__Request__
List each line of the data in which the string "matplotlib" appears.
= = =
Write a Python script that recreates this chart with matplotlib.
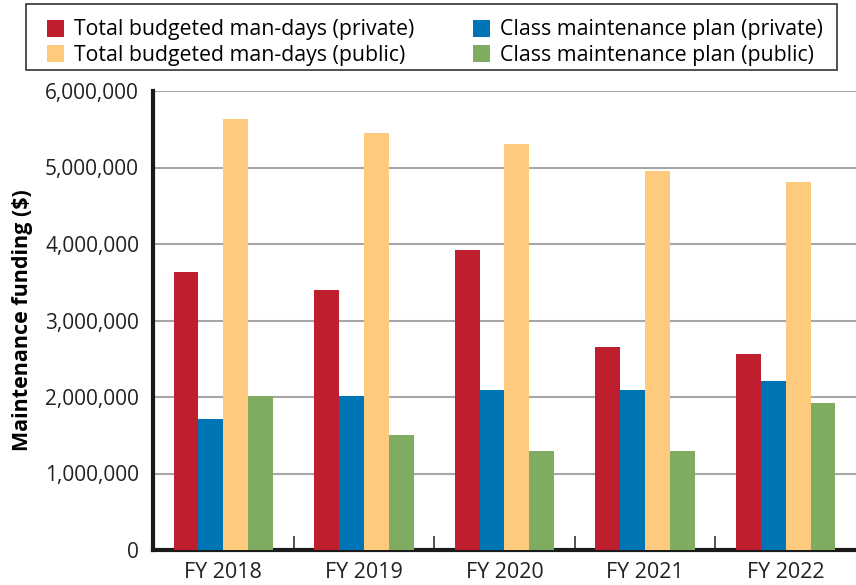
import matplotlib
matplotlib.use("Agg")
import matplotlib.pyplot as plt
from matplotlib.patches import Rectangle
from matplotlib.ticker import FuncFormatter, FixedLocator
import numpy as np

plt.rcParams['font.family'] = ['Open Sans', 'DejaVu Sans']

years = ["FY 2018", "FY 2019", "FY 2020", "FY 2021", "FY 2022"]
series_names = [
    "Total budgeted man-days (private)",
    "Class maintenance plan (private)",
    "Total budgeted man-days (public)",
    "Class maintenance plan (public)",
]
total_private = [3630000, 3400000, 3920000, 2650000, 2560000]
class_private = [1710000, 2010000, 2090000, 2090000, 2210000]
total_public = [5630000, 5450000, 5310000, 4950000, 4810000]
class_public = [2010000, 1500000, 1290000, 1290000, 1920000]
colors = ["#BE1E2D", "#0075B5", "#FECB7E", "#80AC62"]

values = [total_private, class_private, total_public, class_public]

W, H = 856, 585
fig = plt.figure(figsize=(W / 100, H / 100), dpi=100)
ax = fig.add_axes([153 / W, 35 / H, 1 - 153 / W, 459 / H])

x = np.arange(len(years))
w = 0.177
handles = []
for i, (vals, col) in enumerate(zip(values, colors)):
    b = ax.bar(x + (i - 1.5) * w, vals, w, color=col, zorder=3, label=series_names[i])
    handles.append(b)

ax.set_xlim(-0.5, len(years) - 0.5)
ax.set_ylim(0, 6000000)
ax.set_yticks(np.arange(0, 6000001, 1000000))
ax.yaxis.set_major_formatter(FuncFormatter(lambda v, p: f"{int(v):,}"))
ax.grid(axis="y", color="#a6a6a6", linewidth=1.5, zorder=0)
ax.tick_params(axis="y", length=0, labelsize=15, pad=10, colors="#222222")

ax.set_xticks(x)
ax.set_xticklabels(years)
ax.tick_params(axis="x", which="major", length=0, labelsize=15.5, pad=9, colors="#222222")
ax.xaxis.set_minor_locator(FixedLocator(x[:-1] + 0.5))
ax.tick_params(axis="x", which="minor", direction="in", length=10, width=1.2, color="#333333")

for s in ["top", "right"]:
    ax.spines[s].set_visible(False)
ax.spines["left"].set_linewidth(3)
ax.spines["bottom"].set_linewidth(3)
ax.spines["left"].set_color("#1a1a1a")
ax.spines["bottom"].set_color("#1a1a1a")

ax.set_ylabel("Maintenance funding ($)", fontsize=15.5, fontweight="bold", labelpad=9)

# legend entries without frame, box drawn separately
leg_top = 1 - 19.5 / H
leg = fig.legend([handles[i] for i in [0, 2, 1, 3]], [series_names[i] for i in [0, 2, 1, 3]],
                 ncol=2, loc="upper left",
                 bbox_to_anchor=(47 / W, leg_top - 0.1, (823 - 47) / W, 0.1),
                 mode="expand", fontsize=15.3, frameon=False,
                 handlelength=0.8, handleheight=0.85, handletextpad=0.47,
                 labelspacing=0.2, borderpad=0, borderaxespad=0)
fig.patches.append(Rectangle((26 / W, 1 - 70 / H), (837 - 26) / W, 66 / H,
                             transform=fig.transFigure, fill=False,
                             edgecolor="#333333", linewidth=1.2))

fig.savefig("out.png", dpi=100)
= = =
__Written answer__
Write a Python script that recreates this chart with matplotlib.
import matplotlib
matplotlib.use("Agg")
import matplotlib.pyplot as plt
from matplotlib.patches import Rectangle
from matplotlib.ticker import FuncFormatter, FixedLocator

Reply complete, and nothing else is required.